Créé à Paris en 1910, le ballet L’Oiseau de feu d’Igor Stravinski a profondément marqué les esprits parmi les musiciens français. C’est ainsi que Pierre Pincemaille, organiste à la Basilique-Cathédrale de Saint-Denis a entièrement transcrit ce ballet pour orgue seul. À une Danse Infernale effrénée et très rythmée succède le monde onirique et plus rêveur de la Berceuse de l’Oiseau de feu. Le Finale vient clore le ballet en majesté, par un grand crescendo menant à une apothéose et des sonneries triomphantes.

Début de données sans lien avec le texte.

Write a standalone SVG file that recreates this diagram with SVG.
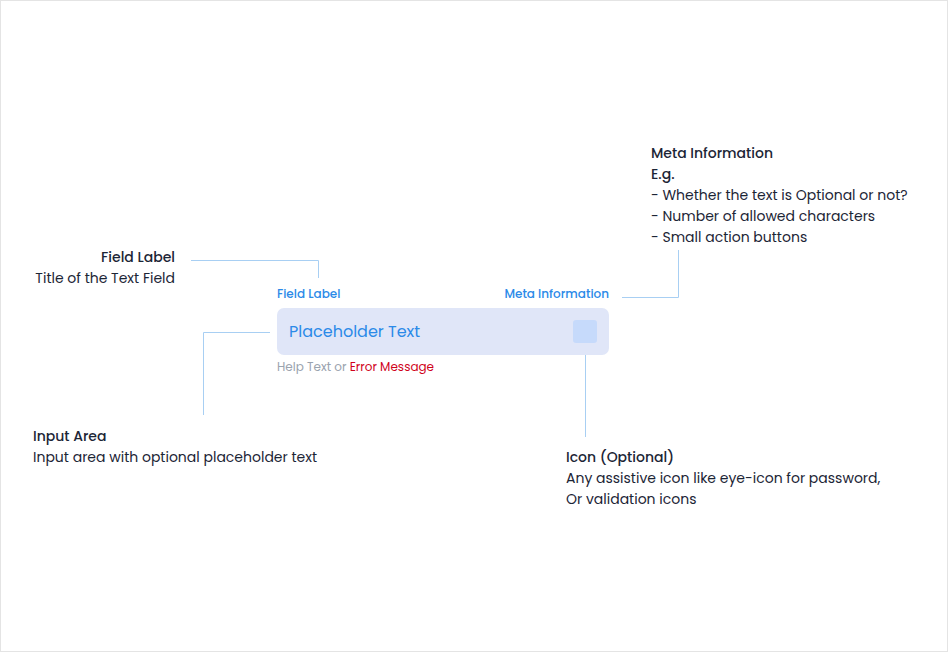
<svg xmlns="http://www.w3.org/2000/svg" width="948" height="652" viewBox="0 0 948 652">
<style>
text{font-family:"Poppins","Open Sans","Noto Sans",sans-serif;}
.h{font-size:14px;font-weight:500;fill:#1c2536;}
.b{font-size:14px;fill:#1c2536;}
.s{font-size:12px;font-weight:500;fill:#2b8ae8;}
.ln{fill:none;stroke:#a8cff3;stroke-width:1;}
</style>
<rect x="0.5" y="0.5" width="947" height="651" fill="#ffffff" stroke="#e4e4e4"/>
<g id="connectors">
<path class="ln" d="M191 260.5H318.5V278"/>
<path class="ln" d="M622 297.5H678.5V250"/>
<path class="ln" d="M270 332.5H203.5V415"/>
<path class="ln" d="M585.5 348V437"/>
</g>
<g id="text-field">
<text class="s" x="277" y="298">Field Label</text>
<text class="s" x="609" y="298" text-anchor="end">Meta Information</text>
<rect x="277" y="308" width="332" height="47" rx="7" fill="#e0e6f8"/>
<text x="289" y="337" font-size="16" fill="#2b8ae8">Placeholder Text</text>
<rect id="icon" x="573" y="320" width="24" height="23" rx="3" fill="#c6dafb"/>
<text x="277" y="371" font-size="12" fill="#9aa3ae">Help Text or <tspan fill="#d0021b">Error Message</tspan></text>
</g>
<g id="note-field-label">
<text class="h" x="175" y="262" text-anchor="end">Field Label</text>
<text class="b" x="175" y="283" text-anchor="end">Title of the Text Field</text>
</g>
<g id="note-meta">
<text class="h" x="651" y="158">Meta Information</text>
<text class="h" x="651" y="179">E.g.</text>
<text class="b" x="651" y="200">- Whether the text is Optional or not?</text>
<text class="b" x="651" y="221">- Number of allowed characters</text>
<text class="b" x="651" y="242">- Small action buttons</text>
</g>
<g id="note-input-area">
<text class="h" x="33" y="441">Input Area</text>
<text class="b" x="33" y="462">Input area with optional placeholder text</text>
</g>
<g id="note-icon">
<text class="h" x="566" y="462">Icon (Optional)</text>
<text class="b" x="566" y="483">Any assistive icon like eye-icon for password,</text>
<text class="b" x="566" y="504">Or validation icons</text>
</g>
</svg>
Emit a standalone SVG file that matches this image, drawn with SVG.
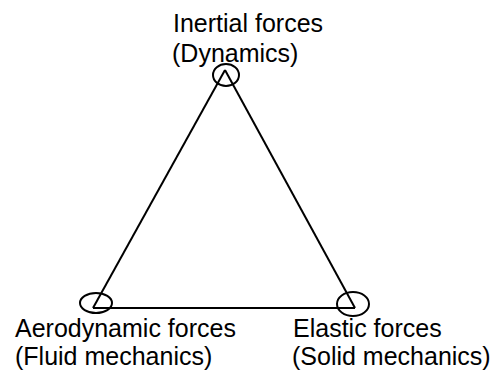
<svg xmlns="http://www.w3.org/2000/svg" width="494" height="373" viewBox="0 0 494 373">
<style>
.t{font-family:"Liberation Sans",Arial,sans-serif;font-size:25px;fill:#000}
.e{fill:none;stroke:#000;stroke-width:2}
.l{fill:none;stroke:#000;stroke-width:2;stroke-linejoin:miter}
</style>
<rect width="494" height="373" fill="#fff"/>
<g id="connectors">
<line class="l" x1="225" y1="70" x2="93" y2="308"/>
<line class="l" x1="225" y1="70" x2="355" y2="308"/>
<line class="l" x1="93" y1="308" x2="355" y2="308"/>
</g>
<g id="inertial">
<ellipse class="e" cx="226" cy="75" rx="13" ry="11"/>
<text class="t" x="173" y="32">Inertial forces</text>
<text class="t" x="172" y="62">(Dynamics)</text>
</g>
<g id="aerodynamic">
<ellipse class="e" cx="96" cy="303" rx="16" ry="10"/>
<text class="t" x="15" y="337">Aerodynamic forces</text>
<text class="t" x="15" y="365">(Fluid mechanics)</text>
</g>
<g id="elastic">
<ellipse class="e" cx="353" cy="304" rx="16" ry="12"/>
<text class="t" x="293" y="337">Elastic forces</text>
<text class="t" x="292" y="365">(Solid mechanics)</text>
</g>
</svg>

Pour parachever ce récital, j’ai souhaité interpréter une pièce qui met en valeur l’orgue en tant que soliste. Mon choix s’est tout de suite porté sur le Concerto pour orgue de Francis Poulenc. Le compositeur a tant et si bien façonné la partie d’orgue, jusqu’à en exagérer les traits, qu’il est parvenu à lui donner vie. En écoutant cette œuvre, on assiste à une véritable pièce de théâtre : l’orgue incarne différents personnages. L’auditeur est aisément envahi par plusieurs sentiments : la crainte, la majesté, l’agitation, la joie, le pétillant, la passion, la nostalgie…
Il se dégage un enthousiasme et une énergie particulière dans l’interprétation de ce programme, dans le travail avec mes partenaires. C’est cette petite étincelle que j’ai à cœur de partager dans mon récital imaginaire.